Sensors on storage silos, mixers, and presses can track material consumption and scrap rates. This data feeds into dashboards that highlight opportunities for reduction. For example, a manufacturer might discover that a specific resin blend consistently yields lower scrap, allowing them to standardize on that formulation across all product lines.

Blockchain for Provenance

Blockchain creates an immutable record of each material’s journey. A compression molder can then prove to a customer that the raw materials came from certified sustainable sources, satisfying requirements for green building credits or automotive sustainability reports.

Measuring and Reporting Sustainability Performance

What gets measured gets managed. Establish key performance indicators (KPIs) such as:

  • Percentage of raw materials from recycled or bio-based sources.
  • Carbon footprint per kilogram of material purchased.
  • Water usage in supplier operations.
  • Percentage of suppliers with ISO 14001 or equivalent certification.
  • Zero-waste-to-landfill certification for your own facility.

Publicly reporting these metrics through frameworks like GRI Standards or CDP (formerly Carbon Disclosure Project) builds credibility with customers and investors. Third-party verification adds further assurance.

Case Studies in Sustainable Compression Molding Supply Chains

Automotive Component Supplier

A tier-one supplier to major automakers replaced 30% of virgin phenolic resin with recycled content from post-industrial scrap. By working with a regional recycler and adjusting molding parameters (slightly longer cure time), they maintained part strength while reducing material costs by 12% and cutting greenhouse gas emissions by 18% per part. The initiative also strengthened their position in requests for proposals (RFPs) from OEMs with net-zero targets.

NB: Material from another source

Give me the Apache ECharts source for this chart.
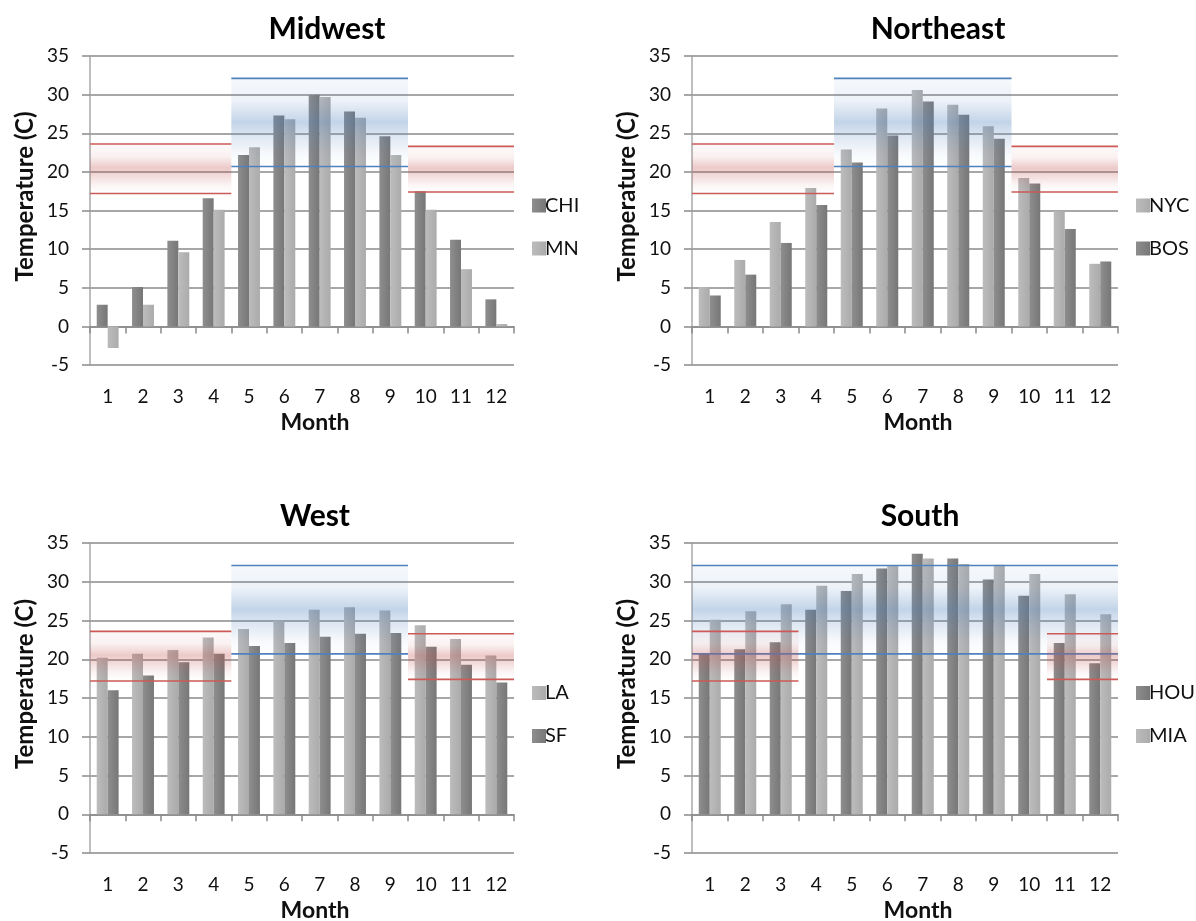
<!DOCTYPE html>
<html>
<head>
<meta charset="utf-8">
<title>Monthly temperatures by region</title>
<script src="https://cdn.jsdelivr.net/npm/echarts@6/dist/echarts.min.js"></script>
<style>
  html, body { margin: 0; padding: 0; background: #ffffff; }
  #chart { width: 1196px; height: 921px; }
</style>
</head>
<body>
<div id="chart"></div>
<script>
// Month categories and y-axis ticks
const months = ['1', '2', '3', '4', '5', '6', '7', '8', '9', '10', '11', '12'];
const tempMin = -5;
const tempMax = 35;
const tempStep = 5;

// Average monthly temperatures (C)
const CHI = [2.8, 5.1, 11.1, 16.6, 22.2, 27.3, 30.0, 27.8, 24.6, 17.5, 11.2, 3.5];
const MN  = [-2.8, 2.8, 9.6, 15.1, 23.2, 26.8, 29.7, 27.0, 22.2, 15.1, 7.4, 0.3];
const NYC = [5.1, 8.6, 13.5, 17.9, 22.9, 28.2, 30.6, 28.7, 25.9, 19.2, 14.9, 8.1];
const BOS = [4.0, 6.7, 10.8, 15.7, 21.2, 24.7, 29.1, 27.4, 24.3, 18.5, 12.6, 8.4];
const LA  = [20.2, 20.7, 21.2, 22.8, 23.9, 25.0, 26.4, 26.7, 26.3, 24.4, 22.6, 20.5];
const SF  = [16.0, 17.9, 19.6, 20.7, 21.7, 22.1, 22.9, 23.3, 23.4, 21.6, 19.3, 17.0];
const HOU = [20.8, 21.3, 22.2, 26.4, 28.8, 31.7, 33.6, 33.0, 30.3, 28.2, 22.1, 19.5];
const MIA = [25.1, 26.2, 27.1, 29.5, 31.0, 32.1, 33.0, 32.3, 32.2, 31.0, 28.4, 25.8];

// Comfort ranges (C): [low, high]
const warmRange = [20.7, 32.1];
const coolRangeEarly = [17.2, 23.6];
const coolRangeLate = [17.4, 23.3];

// Month spans (1-based, inclusive) for each comfort range
const warmMonthsNorth = [5, 9];
const coolEarlyNorth = [1, 4];
const coolLateNorth = [10, 12];
const warmMonthsSouth = [1, 12];
const coolEarlySouth = [1, 3];
const coolLateSouth = [11, 12];

const DARK = 'dark', LIGHT = 'light';
const panels = [
  { title: 'Midwest', cities: [['CHI', CHI, DARK], ['MN', MN, LIGHT]],
    warm: [warmMonthsNorth], cool: [coolEarlyNorth, coolLateNorth] },
  { title: 'Northeast', cities: [['NYC', NYC, LIGHT], ['BOS', BOS, DARK]],
    warm: [warmMonthsNorth], cool: [coolEarlyNorth, coolLateNorth] },
  { title: 'West', cities: [['LA', LA, LIGHT], ['SF', SF, DARK]],
    warm: [warmMonthsNorth], cool: [coolEarlyNorth, coolLateNorth] },
  { title: 'South', cities: [['HOU', HOU, DARK], ['MIA', MIA, LIGHT]],
    warm: [warmMonthsSouth], cool: [coolEarlySouth, coolLateSouth] }
];

// Plot-area placement of the four panels
const layout = [
  { left: 90,  top: 56,  width: 424, height: 309, titleX: 322 },
  { left: 692, top: 56,  width: 426, height: 309, titleX: 933 },
  { left: 90,  top: 543, width: 424, height: 310, titleX: 310 },
  { left: 692, top: 543, width: 426, height: 310, titleX: 915 }
];

const FONT = 'Lato, "Open Sans", "DejaVu Sans", sans-serif';
const TEXT = '#101010';
const GRID_LINE = '#8a8a8a';

const barFill = {
  dark: new echarts.graphic.LinearGradient(0, 0, 1, 0, [
    { offset: 0, color: '#8e8e8e' }, { offset: 1, color: '#777777' }]),
  light: new echarts.graphic.LinearGradient(0, 0, 1, 0, [
    { offset: 0, color: '#bcbcbc' }, { offset: 1, color: '#ababab' }])
};

const bandStyles = {
  warm: {
    line: '#4f81bd',
    fill: [
      { offset: 0.00, color: 'rgba(79,129,189,0.05)' },
      { offset: 0.25, color: 'rgba(79,129,189,0.10)' },
      { offset: 0.50, color: 'rgba(79,129,189,0.34)' },
      { offset: 0.62, color: 'rgba(79,129,189,0.22)' },
      { offset: 0.85, color: 'rgba(79,129,189,0.05)' },
      { offset: 1.00, color: 'rgba(79,129,189,0.00)' }
    ]
  },
  cool: {
    line: '#cc5a57',
    fill: [
      { offset: 0.00, color: 'rgba(192,80,77,0.03)' },
      { offset: 0.25, color: 'rgba(192,80,77,0.08)' },
      { offset: 0.48, color: 'rgba(192,80,77,0.30)' },
      { offset: 0.62, color: 'rgba(192,80,77,0.22)' },
      { offset: 0.85, color: 'rgba(192,80,77,0.05)' },
      { offset: 1.00, color: 'rgba(192,80,77,0.00)' }
    ]
  }
};

// Shaded comfort band with its upper and lower boundary lines
function bandRenderer(style) {
  return function (params, api) {
    const bw = api.size([1, 0])[0];
    const x0 = api.coord([api.value(0), 0])[0] - bw / 2;
    const x1 = api.coord([api.value(1), 0])[0] + bw / 2;
    const yHigh = api.coord([0, api.value(3)])[1];
    const yLow = api.coord([0, api.value(2)])[1];
    return {
      type: 'group',
      children: [
        { type: 'rect', shape: { x: x0, y: yHigh, width: x1 - x0, height: yLow - yHigh },
          style: { fill: new echarts.graphic.LinearGradient(0, 0, 0, 1, style.fill) } },
        { type: 'line', shape: { x1: x0, y1: yHigh, x2: x1, y2: yHigh },
          style: { stroke: style.line, lineWidth: 1.6 } },
        { type: 'line', shape: { x1: x0, y1: yLow, x2: x1, y2: yLow },
          style: { stroke: style.line, lineWidth: 1.6 } }
      ]
    };
  };
}

const option = {
  backgroundColor: '#ffffff',
  animation: false,
  title: [], grid: [], xAxis: [], yAxis: [], legend: [], series: [], graphic: []
};

panels.forEach(function (p, i) {
  const g = layout[i];
  option.title.push({
    text: p.title, left: g.titleX, top: g.top - 47, textAlign: 'center',
    textStyle: { fontFamily: FONT, fontWeight: 'bold', fontSize: 30, color: '#000' }
  });
  option.grid.push({ left: g.left, top: g.top, width: g.width, height: g.height });

  // axis drawn through zero, with ticks between months
  option.xAxis.push({
    type: 'category', data: months, gridIndex: i, position: 'bottom',
    axisLine: { show: true, onZero: true, lineStyle: { color: GRID_LINE, width: 1.5 } },
    axisTick: { show: true, interval: 0, length: 7, lineStyle: { color: GRID_LINE, width: 1.5 } },
    axisLabel: { show: false }, splitLine: { show: false }
  });
  // month labels along the bottom edge
  option.xAxis.push({
    type: 'category', data: months, gridIndex: i, position: 'bottom',
    axisLine: { show: false, onZero: false }, axisTick: { show: false },
    axisLabel: { show: true, interval: 0, margin: 22, fontFamily: FONT, fontSize: 19, color: TEXT },
    splitLine: { show: false }
  });
  option.yAxis.push({
    type: 'value', gridIndex: i, min: tempMin, max: tempMax, interval: tempStep,
    axisLine: { show: true, lineStyle: { color: '#a8a8a8', width: 1.5 } },
    axisTick: { show: true, length: 8, lineStyle: { color: GRID_LINE, width: 1.5 } },
    axisLabel: { margin: 21, fontFamily: FONT, fontSize: 19, color: TEXT },
    splitLine: { show: true, lineStyle: { color: GRID_LINE, width: 1.5 } }
  });

  p.cities.forEach(function (c) {
    option.series.push({
      name: c[0], type: 'bar', data: c[1],
      xAxisIndex: 2 * i, yAxisIndex: i,
      barGap: '0%', barCategoryGap: '38%',
      itemStyle: { color: barFill[c[2]] },
      z: 2, silent: true
    });
  });

  option.series.push({
    type: 'custom', name: p.title + ' warm', xAxisIndex: 2 * i, yAxisIndex: i,
    renderItem: bandRenderer(bandStyles.warm), silent: true, z: 5, clip: false,
    encode: { x: [0, 1], y: [2, 3] },
    data: p.warm.map(function (m) { return [m[0] - 1, m[1] - 1, warmRange[0], warmRange[1]]; })
  });
  option.series.push({
    type: 'custom', name: p.title + ' cool', xAxisIndex: 2 * i, yAxisIndex: i,
    renderItem: bandRenderer(bandStyles.cool), silent: true, z: 6, clip: false,
    encode: { x: [0, 1], y: [2, 3] },
    data: p.cool.map(function (m, k) {
      const r = k === 0 ? coolRangeEarly : coolRangeLate;
      return [m[0] - 1, m[1] - 1, r[0], r[1]];
    })
  });

  option.legend.push({
    data: p.cities.map(function (c) { return c[0]; }),
    orient: 'vertical', left: g.left + g.width + 13, top: g.top + g.height / 2 - 20,
    icon: 'rect', itemWidth: 14, itemHeight: 14, itemGap: 23, selectedMode: false,
    textStyle: { fontFamily: FONT, fontSize: 20, color: TEXT, padding: [0, 0, 0, -6] }
  });

  option.graphic.push({
    type: 'text',
    x: g.left + g.width / 2 + 13, y: g.top + g.height + 58,
    style: { text: 'Month', fontFamily: FONT, fontWeight: 'bold', fontSize: 23,
             fill: TEXT, align: 'center', verticalAlign: 'middle' }
  });
  option.graphic.push({
    type: 'text',
    x: g.left - 65, y: g.top + g.height / 2 - 14, rotation: Math.PI / 2,
    style: { text: 'Temperature (C)', fontFamily: FONT, fontWeight: 'bold', fontSize: 24,
             fill: TEXT, align: 'center', verticalAlign: 'middle' }
  });
});

const chart = echarts.init(document.getElementById('chart'), null, { renderer: 'canvas' });
chart.setOption(option);
</script>
</body>
</html>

Electrical Insulation Manufacturer

A company producing electrical insulators for utility transformers switched from traditional glass-fiber-reinforced polyester to a bio-based epoxy composite derived from soybean oil. Despite slightly higher raw material cost, the new material reduced overall energy consumption because of faster cure cycles. The product also resonated with utility customers seeking renewable energy infrastructure components with lower embodied carbon.

The push toward sustainable supply chains for compression molding will accelerate due to:

  • Regulatory pressure: Carbon border adjustment mechanisms (CBAM) in Europe and similar policies elsewhere will price emissions at the border, making green sourcing a cost imperative.
  • Customer demands: Large OEMs (automotive, appliances, electronics) are setting 2030 sustainability targets that cascade down to their material suppliers.
  • Investor expectations: ESG (Environmental, Social, Governance) criteria now influence access to capital; companies with strong supply chain sustainability ratings attract lower borrowing costs.

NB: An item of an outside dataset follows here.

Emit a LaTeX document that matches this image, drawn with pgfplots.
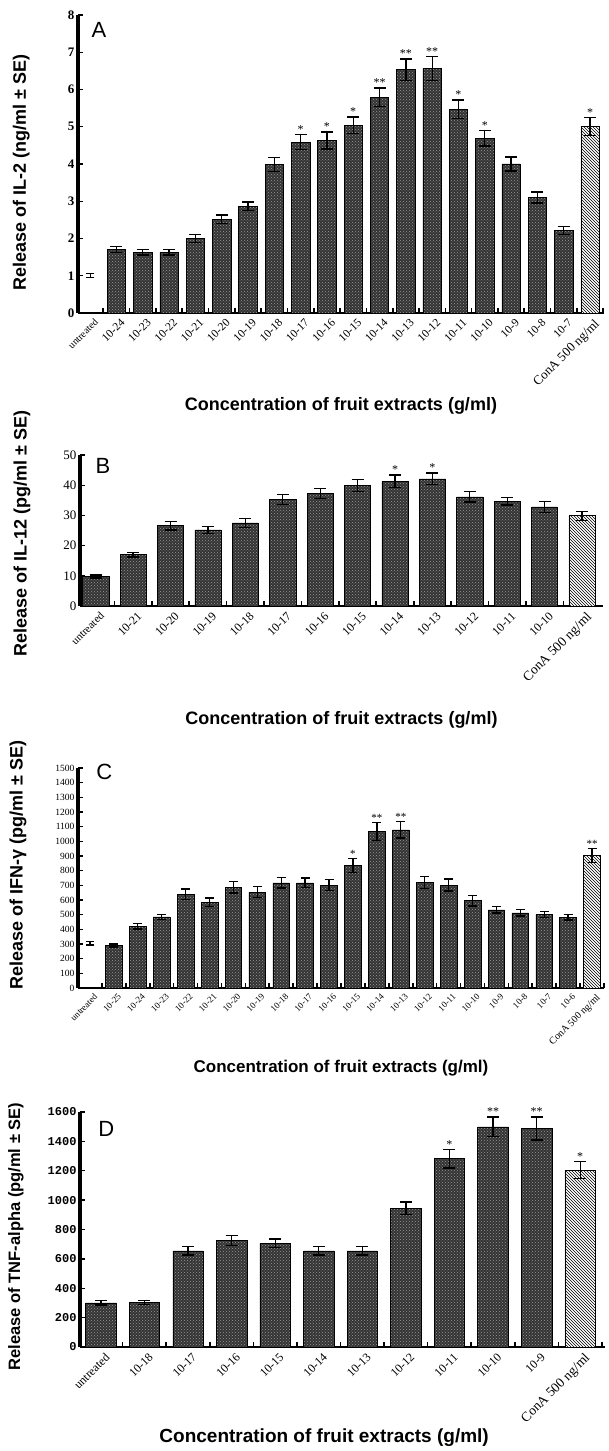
\documentclass[border=0pt]{standalone}
\usepackage{pgfplots}
\pgfplotsset{compat=1.18}
\usepackage{pgfplotstable}
\usetikzlibrary{patterns}
\usepackage{fontspec}
\setmainfont{Liberation Serif}
\setsansfont{Liberation Sans}
\setmonofont{Liberation Mono}

\newcommand{\fs}[1]{\fontsize{#1}{#1}\selectfont}
\newcommand{\labfont}{\fontsize{18}{18}\selectfont\sffamily\bfseries}
\newcommand{\letfont}{\fontsize{22}{22}\selectfont\sffamily}

\pgfplotsset{
  common/.style={scale only axis, anchor=south west, clip=false, enlargelimits=false,
    axis x line*=bottom, axis y line*=left,
    axis line style={-},
    x axis line style={line width=2.5pt},
    y axis line style={line width=3.5pt},
    every outer x axis line/.append style={-}, every outer y axis line/.append style={-},
    tick align=inside,
    major x tick style={draw=none},
    minor x tick style={line width=1.6pt, black},
    minor tick length=4.5pt,
    major y tick style={line width=1.3pt, black},
    major tick length=5pt,
    /pgf/number format/assume math mode=true,
    /pgf/number format/1000 sep={},
    x tick label style={rotate=45, anchor=north east, inner sep=1pt, yshift=-5pt},
  },
  darkbar/.style={ybar, bar width=0.7, bar shift=0pt, draw=black, line width=0.6pt, fill=black!80,
    postaction={pattern=crosshatch dots, pattern color=black!40},
    error bars/.cd, y dir=both, y explicit,
    error bar style={line width=1.3pt, draw=black},
    error mark options={rotate=90, mark size=#1, line width=1.3pt, draw=black}},
  conabar/.style={ybar, bar width=0.7, bar shift=0pt, draw=black, line width=0.6pt, fill=white,
    postaction={pattern=north west lines, pattern color=black},
    error bars/.cd, y dir=both, y explicit,
    error bar style={line width=1.3pt, draw=black},
    error mark options={rotate=90, mark size=#1, line width=1.3pt, draw=black}},
  hbar/.style={draw=none, mark=none,
    error bars/.cd, y dir=both, y explicit,
    error bar style={line width=1.2pt, draw=black},
    error mark options={rotate=90, mark size=4pt, line width=1.2pt, draw=black}},
  starsty/.style={draw=none, mark=none, nodes near coords, point meta=explicit symbolic,
    nodes near coords style={anchor=south, inner sep=1pt, font=#1}},
}

% ---------- Panel A (IL-2) ----------
\pgfplotstableread{
x y e
1 1.70 0.08
2 1.63 0.07
3 1.63 0.07
4 2.00 0.10
5 2.52 0.11
6 2.87 0.11
7 3.98 0.19
8 4.59 0.20
9 4.63 0.23
10 5.04 0.22
11 5.79 0.25
12 6.53 0.29
13 6.57 0.32
14 5.47 0.25
15 4.69 0.21
16 4.00 0.19
17 3.10 0.15
18 2.22 0.11
}\barsA
\pgfplotstableread{
x y s
8 4.79 *
9 4.86 *
10 5.26 *
11 6.04 **
12 6.82 **
13 6.89 **
14 5.72 *
15 4.90 *
19 5.25 *
}\starsA

% ---------- Panel B (IL-12) ----------
\pgfplotstableread{
x y e
0 9.8 0.5
1 17.0 0.8
2 26.6 1.4
3 25.2 1.1
4 27.5 1.4
5 35.3 1.6
6 37.2 1.7
7 40.0 2.0
8 41.3 2.1
9 42.1 1.9
10 36.1 1.7
11 34.7 1.3
12 32.8 1.8
}\barsB
\pgfplotstableread{
x y s
8 43.4 *
9 44.0 *
}\starsB

% ---------- Panel C (IFN-gamma) ----------
\pgfplotstableread{
x y e
1 290 10
2 420 18
3 485 18
4 640 35
5 584 29
6 687 39
7 654 37
8 716 35
9 716 33
10 702 37
11 835 48
12 1068 60
13 1078 56
14 718 41
15 702 41
16 595 35
17 533 22
18 512 22
19 500 20
20 481 18
}\barsC
\pgfplotstableread{
x y s
11 883 *
12 1128 **
13 1134 **
21 952 **
}\starsC

% ---------- Panel D (TNF-alpha) ----------
\pgfplotstableread{
x y e
0 300 15
1 304 14
2 654 28
3 725 35
4 706 30
5 654 28
6 654 28
7 946 42
8 1282 64
9 1499 66
10 1487 78
}\barsD
\pgfplotstableread{
x y s
8 1346 *
9 1565 **
10 1565 **
11 1264 *
}\starsD

\begin{document}
\begin{tikzpicture}
\useasboundingbox (0pt,0pt) rectangle (608pt,1451pt);

% ===== A =====
\begin{axis}[common, at={(78pt,1138pt)}, width=526pt, height=298pt,
  xmin=-0.46, xmax=19.53, ymin=0, ymax=8,
  ytick={0,...,8},
  y tick label style={font=\fs{13}\bfseries},
  xtick={0,...,19}, minor xtick={0.5,1.5,...,19.5},
  xticklabels={{\fs{10}untreated},10-24,10-23,10-22,10-21,10-20,10-19,10-18,10-17,10-16,10-15,10-14,10-13,10-12,10-11,10-10,10-9,10-8,10-7,{\fs{13}ConA 500 ng/ml}},
  x tick label style={font=\fs{11.5}},
  every axis y label/.style={at={(axis description cs:-0.108,0.47)}, rotate=90, anchor=center, font=\labfont},
  every axis x label/.style={at={(axis description cs:0.5,-0.312)}, anchor=center, font=\labfont},
  ylabel={Release of IL-2 (ng/ml ± SE)},
  xlabel={Concentration of fruit extracts (g/ml)},
]
\addplot[darkbar=6pt] table[x=x, y=y, y error=e] {\barsA};
\addplot[conabar=6pt] coordinates {(19,5.01) +- (0,0.24)};
\addplot[hbar] coordinates {(0,1.0) +- (0,0.05)};
\addplot[starsty={\fs{12}}] table[x=x, y=y, meta=s] {\starsA};
\node[font=\letfont] at (rel axis cs:0.04,0.95) {A};
\end{axis}

% ===== B =====
\begin{axis}[common, at={(80pt,845pt)}, width=523pt, height=151pt,
  xmin=-0.42, xmax=13.56, ymin=0, ymax=50,
  ytick={0,10,...,50},
  y tick label style={font=\fs{13}},
  xtick={0,...,13}, minor xtick={0.5,1.5,...,12.5},
  xticklabels={{\fs{11}untreated},10-21,10-20,10-19,10-18,10-17,10-16,10-15,10-14,10-13,10-12,10-11,10-10,{\fs{13.5}ConA 500 ng/ml}},
  x tick label style={font=\fs{12}},
  every axis y label/.style={at={(axis description cs:-0.111,0.48)}, rotate=90, anchor=center, font=\labfont},
  every axis x label/.style={at={(axis description cs:0.5,-0.755)}, anchor=center, font=\labfont},
  ylabel={Release of IL-12 (pg/ml ± SE)},
  xlabel={Concentration of fruit extracts (g/ml)},
]
\addplot[darkbar=6pt] table[x=x, y=y, y error=e] {\barsB};
\addplot[conabar=6pt] coordinates {(13,29.9) +- (0,1.5)};
\addplot[starsty={\fs{12}}] table[x=x, y=y, meta=s] {\starsB};
\node[font=\letfont] at (rel axis cs:0.044,0.93) {B};
\end{axis}

% ===== C =====
\begin{axis}[common, at={(78pt,463pt)}, width=526pt, height=220pt,
  xmin=-0.5, xmax=21.5, ymin=0, ymax=1500,
  ytick={0,100,...,1500},
  y tick label style={font=\fs{9.5}},
  xtick={0,...,21}, minor xtick={0.5,1.5,...,21.5},
  xticklabels={untreated,10-25,10-24,10-23,10-22,10-21,10-20,10-19,10-18,10-17,10-16,10-15,10-14,10-13,10-12,10-11,10-10,10-9,10-8,10-7,10-6,{\fs{10}ConA 500 ng/ml}},
  x tick label style={font=\fs{9}},
  every axis y label/.style={at={(axis description cs:-0.114,0.56)}, rotate=90, anchor=center, font=\labfont},
  every axis x label/.style={at={(axis description cs:0.5,-0.364)}, anchor=center, font=\fontsize{17}{17}\selectfont\sffamily\bfseries},
  ylabel={Release of IFN-γ (pg/ml ± SE)},
  xlabel={Concentration of fruit extracts (g/ml)},
]
\addplot[darkbar=4.5pt] table[x=x, y=y, y error=e] {\barsC};
\addplot[conabar=4.5pt] coordinates {(21,903) +- (0,49)};
\addplot[hbar] coordinates {(0,305) +- (0,12)};
\addplot[starsty={\fs{11}}] table[x=x, y=y, meta=s] {\starsC};
\node[font=\letfont] at (rel axis cs:0.05,0.98) {C};
\end{axis}

% ===== D =====
\begin{axis}[common, at={(80pt,104pt)}, width=525pt, height=235pt,
  xmin=-0.48, xmax=11.57, ymin=0, ymax=1600,
  ytick={0,200,...,1600},
  y tick label style={font=\fs{12}\ttfamily\bfseries},
  xtick={0,...,11}, minor xtick={0.5,1.5,...,11.5},
  xticklabels={untreated,10-18,10-17,10-16,10-15,10-14,10-13,10-12,10-11,10-10,10-9,{\fs{13.5}ConA 500 ng/ml}},
  x tick label style={font=\fs{12}},
  every axis y label/.style={at={(axis description cs:-0.122,0.47)}, rotate=90, anchor=center, font=\fontsize{16.5}{16.5}\selectfont\sffamily\bfseries},
  every axis x label/.style={at={(axis description cs:0.465,-0.387)}, anchor=center, font=\fontsize{19}{19}\selectfont\sffamily\bfseries},
  ylabel={Release of TNF-alpha (pg/ml ± SE)},
  xlabel={Concentration of fruit extracts (g/ml)},
]
\addplot[darkbar=6pt] table[x=x, y=y, y error=e] {\barsD};
\addplot[conabar=6pt] coordinates {(11,1205) +- (0,59)};
\addplot[starsty={\fs{12}}] table[x=x, y=y, meta=s] {\starsD};
\node[font=\letfont] at (rel axis cs:0.05,0.93) {D};
\end{axis}
\end{tikzpicture}
\end{document}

To stay ahead, compression molders should:

  • Start mapping their tier-2 and tier-3 suppliers now—data collection takes time.
  • Invest in R&D for alternative materials before competitors do.
  • Collaborate with industry consortia (e.g., Sustainable Packaging Coalition, Plastics Industry Association) to share best practices and advance recycling infrastructure.
  • Train procurement teams on sustainability criteria so they integrate these into everyday decision-making.

Conclusion

Developing sustainable supply chains for compression molding raw materials is not a one-time project but an ongoing evolution. It requires a holistic approach that combines responsible sourcing, material innovation, logistics optimization, and circular economy principles. While challenges such as cost and quality variability remain, they can be managed through strong supplier partnerships and investment in technology. Companies that lead in this area will not only reduce their environmental footprint but also build resilience against resource scarcity and regulatory changes. The most successful supply chains of the future will be those that treat sustainability as a design parameter from the start—embedded in every decision, from raw material selection to end-of-life recovery.